*THE PROBLEM*. Copy out, with no alterations, the lines below running from the one containing "Emit a LaTeX" to the one containing "(687,14) rectangle (1048,563);", inclusive at each end; pictures are omitted.

....................

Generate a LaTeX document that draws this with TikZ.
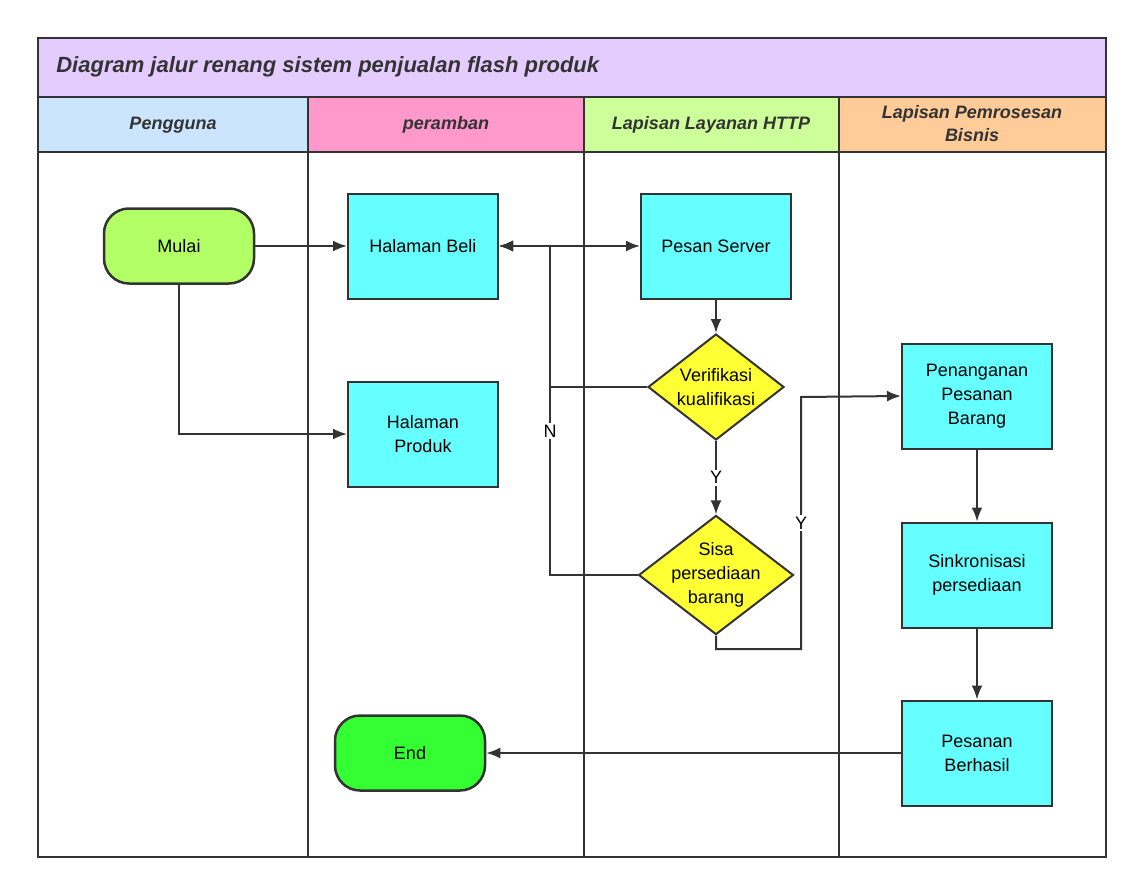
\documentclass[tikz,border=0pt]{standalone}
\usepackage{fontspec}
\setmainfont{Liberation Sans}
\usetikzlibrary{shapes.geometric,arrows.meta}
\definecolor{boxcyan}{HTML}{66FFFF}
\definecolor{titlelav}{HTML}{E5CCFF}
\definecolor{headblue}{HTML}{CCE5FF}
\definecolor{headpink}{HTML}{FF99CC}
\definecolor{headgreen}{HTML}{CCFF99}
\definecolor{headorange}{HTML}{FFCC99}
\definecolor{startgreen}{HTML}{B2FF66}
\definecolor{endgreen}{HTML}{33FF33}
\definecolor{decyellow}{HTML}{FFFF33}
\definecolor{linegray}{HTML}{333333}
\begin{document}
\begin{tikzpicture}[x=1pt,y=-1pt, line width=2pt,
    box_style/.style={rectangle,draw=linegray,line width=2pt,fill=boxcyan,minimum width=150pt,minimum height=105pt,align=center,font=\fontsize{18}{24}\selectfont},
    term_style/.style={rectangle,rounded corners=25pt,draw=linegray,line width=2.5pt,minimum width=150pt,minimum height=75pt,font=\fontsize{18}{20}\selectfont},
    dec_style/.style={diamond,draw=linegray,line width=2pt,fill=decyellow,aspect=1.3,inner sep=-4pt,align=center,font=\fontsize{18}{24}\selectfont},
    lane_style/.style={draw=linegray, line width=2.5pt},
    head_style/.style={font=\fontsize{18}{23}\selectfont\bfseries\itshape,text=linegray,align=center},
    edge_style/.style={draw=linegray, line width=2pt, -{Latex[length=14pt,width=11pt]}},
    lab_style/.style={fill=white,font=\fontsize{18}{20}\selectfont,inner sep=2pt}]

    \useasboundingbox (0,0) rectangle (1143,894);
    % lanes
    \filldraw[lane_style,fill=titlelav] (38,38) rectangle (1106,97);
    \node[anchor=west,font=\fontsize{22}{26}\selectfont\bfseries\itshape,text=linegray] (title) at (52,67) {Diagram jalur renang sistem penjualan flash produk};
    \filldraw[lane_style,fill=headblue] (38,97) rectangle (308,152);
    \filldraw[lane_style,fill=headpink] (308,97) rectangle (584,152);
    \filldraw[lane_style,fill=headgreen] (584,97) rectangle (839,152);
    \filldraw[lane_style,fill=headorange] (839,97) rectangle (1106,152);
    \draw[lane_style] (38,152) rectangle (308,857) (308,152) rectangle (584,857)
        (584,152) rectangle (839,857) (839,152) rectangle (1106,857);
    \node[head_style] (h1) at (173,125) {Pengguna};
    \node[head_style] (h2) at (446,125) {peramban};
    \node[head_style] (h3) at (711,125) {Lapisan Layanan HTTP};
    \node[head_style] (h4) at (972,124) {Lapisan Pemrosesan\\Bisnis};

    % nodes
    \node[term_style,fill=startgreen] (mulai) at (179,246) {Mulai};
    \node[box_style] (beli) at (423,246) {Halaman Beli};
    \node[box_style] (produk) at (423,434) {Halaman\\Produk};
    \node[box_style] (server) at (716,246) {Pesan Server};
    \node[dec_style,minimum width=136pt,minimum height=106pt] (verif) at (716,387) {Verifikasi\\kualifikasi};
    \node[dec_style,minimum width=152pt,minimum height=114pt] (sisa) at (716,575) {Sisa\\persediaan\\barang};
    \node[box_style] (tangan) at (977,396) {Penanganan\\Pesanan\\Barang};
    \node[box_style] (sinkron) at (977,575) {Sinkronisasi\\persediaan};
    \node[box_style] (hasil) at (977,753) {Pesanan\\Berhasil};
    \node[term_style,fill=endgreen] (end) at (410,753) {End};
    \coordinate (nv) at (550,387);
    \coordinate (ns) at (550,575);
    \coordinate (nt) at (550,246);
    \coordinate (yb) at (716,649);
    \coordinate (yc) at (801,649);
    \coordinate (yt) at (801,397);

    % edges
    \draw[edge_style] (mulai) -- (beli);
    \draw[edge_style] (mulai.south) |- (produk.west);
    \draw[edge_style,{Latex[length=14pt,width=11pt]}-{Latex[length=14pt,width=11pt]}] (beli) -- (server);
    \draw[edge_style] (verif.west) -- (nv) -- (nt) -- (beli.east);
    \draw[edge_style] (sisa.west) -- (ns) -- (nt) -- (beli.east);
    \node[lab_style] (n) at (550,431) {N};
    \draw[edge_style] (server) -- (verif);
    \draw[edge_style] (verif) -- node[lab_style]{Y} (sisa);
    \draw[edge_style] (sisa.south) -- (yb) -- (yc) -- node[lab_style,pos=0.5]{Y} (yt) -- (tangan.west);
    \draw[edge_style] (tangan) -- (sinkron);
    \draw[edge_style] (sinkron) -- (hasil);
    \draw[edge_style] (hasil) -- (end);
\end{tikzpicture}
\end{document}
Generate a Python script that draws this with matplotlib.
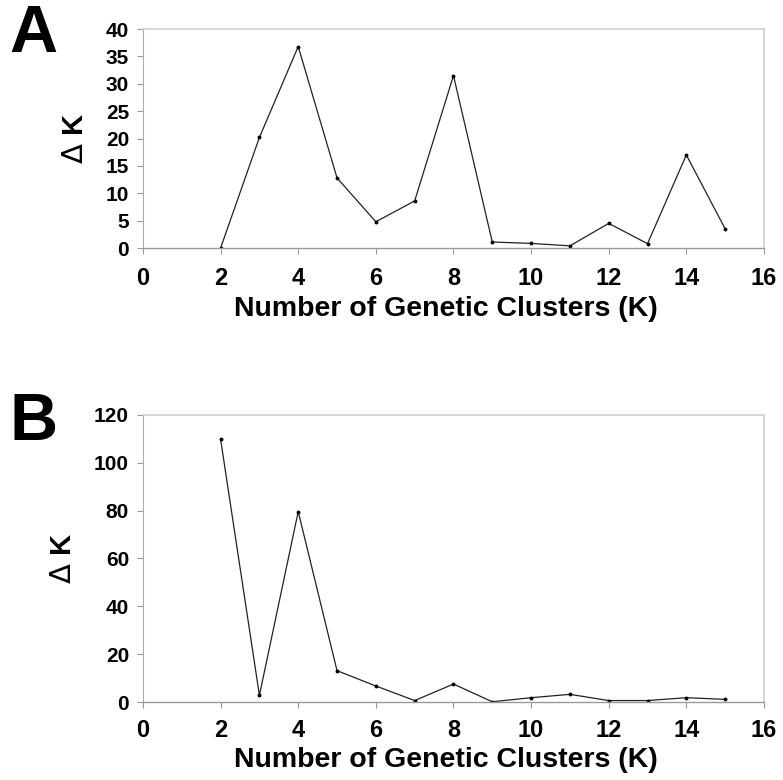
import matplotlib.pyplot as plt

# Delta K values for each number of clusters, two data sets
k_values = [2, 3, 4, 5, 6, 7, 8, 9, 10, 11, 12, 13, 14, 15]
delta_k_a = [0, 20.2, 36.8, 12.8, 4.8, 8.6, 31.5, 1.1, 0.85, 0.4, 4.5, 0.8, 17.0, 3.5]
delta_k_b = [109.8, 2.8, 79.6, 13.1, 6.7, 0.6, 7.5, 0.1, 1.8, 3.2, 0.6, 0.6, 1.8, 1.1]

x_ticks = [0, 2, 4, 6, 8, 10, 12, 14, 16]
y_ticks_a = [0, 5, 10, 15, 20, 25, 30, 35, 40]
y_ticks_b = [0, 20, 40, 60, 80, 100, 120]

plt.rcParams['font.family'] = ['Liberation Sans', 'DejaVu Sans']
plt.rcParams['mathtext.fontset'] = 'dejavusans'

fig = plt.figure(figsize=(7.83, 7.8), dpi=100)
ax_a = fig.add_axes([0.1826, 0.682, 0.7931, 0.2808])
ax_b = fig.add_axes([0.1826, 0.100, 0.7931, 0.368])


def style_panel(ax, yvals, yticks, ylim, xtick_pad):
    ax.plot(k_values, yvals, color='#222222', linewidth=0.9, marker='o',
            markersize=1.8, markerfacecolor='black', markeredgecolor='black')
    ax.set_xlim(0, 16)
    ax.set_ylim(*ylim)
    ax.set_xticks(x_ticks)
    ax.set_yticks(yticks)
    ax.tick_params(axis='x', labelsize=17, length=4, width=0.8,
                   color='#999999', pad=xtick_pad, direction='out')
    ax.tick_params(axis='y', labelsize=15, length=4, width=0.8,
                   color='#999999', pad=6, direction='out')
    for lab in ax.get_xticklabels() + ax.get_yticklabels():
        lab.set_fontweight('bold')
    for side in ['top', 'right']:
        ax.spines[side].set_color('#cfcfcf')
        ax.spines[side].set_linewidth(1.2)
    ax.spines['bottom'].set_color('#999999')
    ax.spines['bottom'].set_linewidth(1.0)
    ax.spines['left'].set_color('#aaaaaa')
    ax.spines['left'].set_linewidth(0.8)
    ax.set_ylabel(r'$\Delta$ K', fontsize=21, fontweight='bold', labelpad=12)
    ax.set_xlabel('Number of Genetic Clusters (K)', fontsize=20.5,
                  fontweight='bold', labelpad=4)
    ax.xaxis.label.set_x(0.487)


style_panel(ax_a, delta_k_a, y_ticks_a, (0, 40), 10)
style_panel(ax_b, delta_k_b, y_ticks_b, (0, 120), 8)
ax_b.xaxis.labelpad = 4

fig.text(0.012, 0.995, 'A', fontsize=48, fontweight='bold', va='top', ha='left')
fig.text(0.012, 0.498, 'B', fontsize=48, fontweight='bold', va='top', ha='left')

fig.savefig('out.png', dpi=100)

....................

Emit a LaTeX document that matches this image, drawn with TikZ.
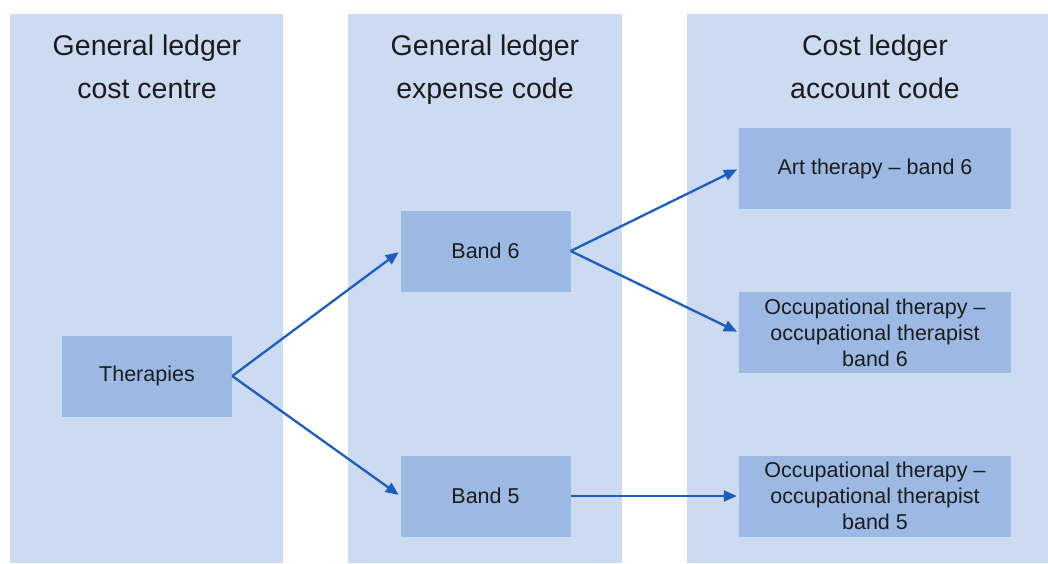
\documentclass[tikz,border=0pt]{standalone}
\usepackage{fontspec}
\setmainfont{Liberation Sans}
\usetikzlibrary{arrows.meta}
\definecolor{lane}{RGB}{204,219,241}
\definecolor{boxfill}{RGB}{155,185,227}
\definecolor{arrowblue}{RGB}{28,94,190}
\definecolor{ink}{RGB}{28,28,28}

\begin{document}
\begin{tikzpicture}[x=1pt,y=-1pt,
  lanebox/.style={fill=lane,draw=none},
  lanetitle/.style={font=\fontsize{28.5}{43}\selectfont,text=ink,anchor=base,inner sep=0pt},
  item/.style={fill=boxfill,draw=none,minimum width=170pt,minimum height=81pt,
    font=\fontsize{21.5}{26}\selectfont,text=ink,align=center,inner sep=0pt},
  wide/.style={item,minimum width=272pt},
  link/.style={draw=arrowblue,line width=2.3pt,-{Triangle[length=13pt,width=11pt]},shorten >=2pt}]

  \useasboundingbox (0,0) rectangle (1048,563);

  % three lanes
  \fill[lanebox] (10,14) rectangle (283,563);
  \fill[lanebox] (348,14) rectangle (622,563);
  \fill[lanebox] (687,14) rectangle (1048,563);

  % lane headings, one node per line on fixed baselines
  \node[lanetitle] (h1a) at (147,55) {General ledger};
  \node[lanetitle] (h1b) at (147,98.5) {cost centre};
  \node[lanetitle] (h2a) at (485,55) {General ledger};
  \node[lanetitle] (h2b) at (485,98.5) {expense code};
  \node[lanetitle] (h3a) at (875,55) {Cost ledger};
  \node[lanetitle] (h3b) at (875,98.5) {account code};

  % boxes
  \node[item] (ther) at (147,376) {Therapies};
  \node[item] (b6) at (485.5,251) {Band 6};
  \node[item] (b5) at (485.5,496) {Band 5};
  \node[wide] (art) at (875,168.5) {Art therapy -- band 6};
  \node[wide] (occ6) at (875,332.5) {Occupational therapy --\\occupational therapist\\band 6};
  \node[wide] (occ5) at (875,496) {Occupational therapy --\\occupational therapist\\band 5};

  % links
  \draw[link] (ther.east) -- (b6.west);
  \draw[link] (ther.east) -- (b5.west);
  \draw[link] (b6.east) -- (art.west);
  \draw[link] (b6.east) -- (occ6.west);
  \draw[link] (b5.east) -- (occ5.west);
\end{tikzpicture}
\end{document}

....................

*REPLY TO THE TASK*.
Emit a LaTeX document that matches this image, drawn with TikZ.
\documentclass[tikz,border=0pt]{standalone}
\usepackage{fontspec}
\setmainfont{Liberation Sans}
\usetikzlibrary{arrows.meta}
\definecolor{lane}{RGB}{204,219,241}
\definecolor{boxfill}{RGB}{155,185,227}
\definecolor{arrowblue}{RGB}{28,94,190}
\definecolor{ink}{RGB}{28,28,28}

\begin{document}
\begin{tikzpicture}[x=1pt,y=-1pt,
  lanebox/.style={fill=lane,draw=none},
  lanetitle/.style={font=\fontsize{28.5}{43}\selectfont,text=ink,anchor=base,inner sep=0pt},
  item/.style={fill=boxfill,draw=none,minimum width=170pt,minimum height=81pt,
    font=\fontsize{21.5}{26}\selectfont,text=ink,align=center,inner sep=0pt},
  wide/.style={item,minimum width=272pt},
  link/.style={draw=arrowblue,line width=2.3pt,-{Triangle[length=13pt,width=11pt]},shorten >=2pt}]

  \useasboundingbox (0,0) rectangle (1048,563);

  % three lanes
  \fill[lanebox] (10,14) rectangle (283,563);
  \fill[lanebox] (348,14) rectangle (622,563);
  \fill[lanebox] (687,14) rectangle (1048,563);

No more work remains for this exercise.